Impulso político, rutina burocrática
La confirmación de que Barack Obama no asistirá a la cumbre entre la Unión Europea y Estados Unidos constituye, sin duda, un severo contratiempo para la presidencia española y también para las desmesuradas expectativas concebidas por el Gobierno a efectos de su política de imagen. Pero, se mire por donde se mire, no guarda relación alguna con la gestión de la cumbre realizada por nuestro país. Bajo cualquier otra presidencia de turno, Obama habría adoptado seguramente la misma decisión, porque las razones de la cancelación tienen que ver, según puede deducirse de las explicaciones ofrecidas por la Casa Blanca, con la desproporción entre el coste de viajar a Europa en un momento de problemas internos y los beneficios políticos que confiaba obtener. Por primera vez desde que se establecieron estas cumbres, hace una década, dejará de asistir a ellas un presidente norteamericano. Y no uno cualquiera, sino precisamente aquél del que más esperaba Europa.

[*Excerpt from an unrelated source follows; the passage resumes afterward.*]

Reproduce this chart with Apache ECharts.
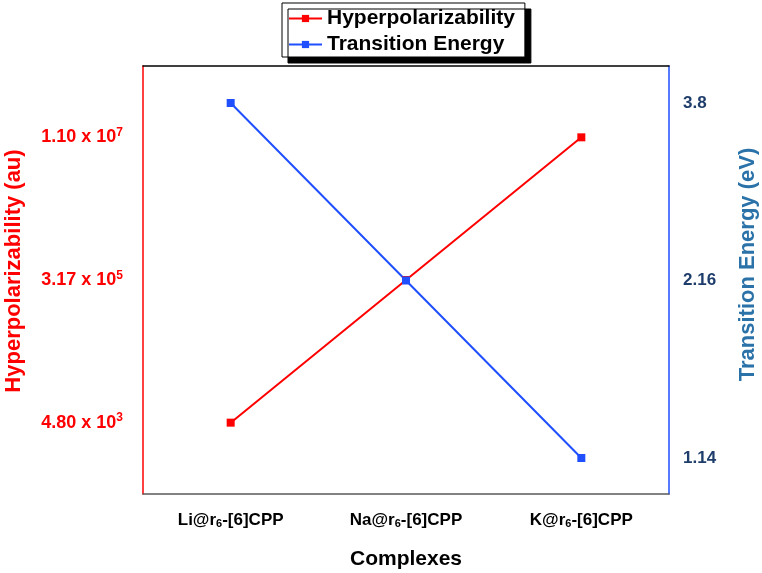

La ausencia de Obama es un contratiempo para la presidencia española
Si desde el punto de vista español no cabe prever ningún efecto sobre las relaciones bilaterales, desde la óptica europea existen, sin embargo, sólidas razones para la preocupación. Porque si Obama no confiaba en obtener beneficios políticos de una cumbre con Europa es, sencillamente, porque Europa tiene en estos momentos poco que ofrecer. Después de la cumbre de Praga, y antes de la que la Alianza Atlántica celebrará en Lisboa, la Unión no ha logrado establecer una agenda que justifique la cita con Estados Unidos. El único argumento para convocarla era, justamente, aquel que más daño está haciendo al proyecto europeo, tanto hacia dentro como hacia fuera: la sustitución del impulso político por la rutina burocrática. Hasta que Obama ha hecho pública su negativa a viajar, desde la Unión se creía que la cumbre se celebraría sencillamente porque estaba previsto celebrarla, y ahí ha radicado el error.
La decisión de Obama plantea, por otra parte, una reflexión sobre el estribillo tal vez más repetido en los recientes discursos internacionales. La Unión, y también países como España, deberán preguntarse en algún momento qué quieren decir cuando hablan de multilateralismo. Porque, a fuerza de invocarlo en cualquier circunstancia, el multilateralismo parece haberse convertido, si no en un simple recurso retórico, sí, al menos, en un término confusamente polisémico. Una cosa es proponerse reforzar instituciones como Naciones Unidas, no sólo respetando sus procedimientos sino también promoviendo su reforma, y otra suponer que es conveniente para la estabilidad internacional atestar el calendario anual de cumbres regulares entre países y grupos de países que primero acuerdan reunirse y luego meditan para qué. En su práctica de los últimos años, éste ha sido el camino adoptado por la Unión. Y lo que la decisión de Obama ha venido a recordar es que este camino, en su reiteración burocrática, puede llevar a ninguna parte.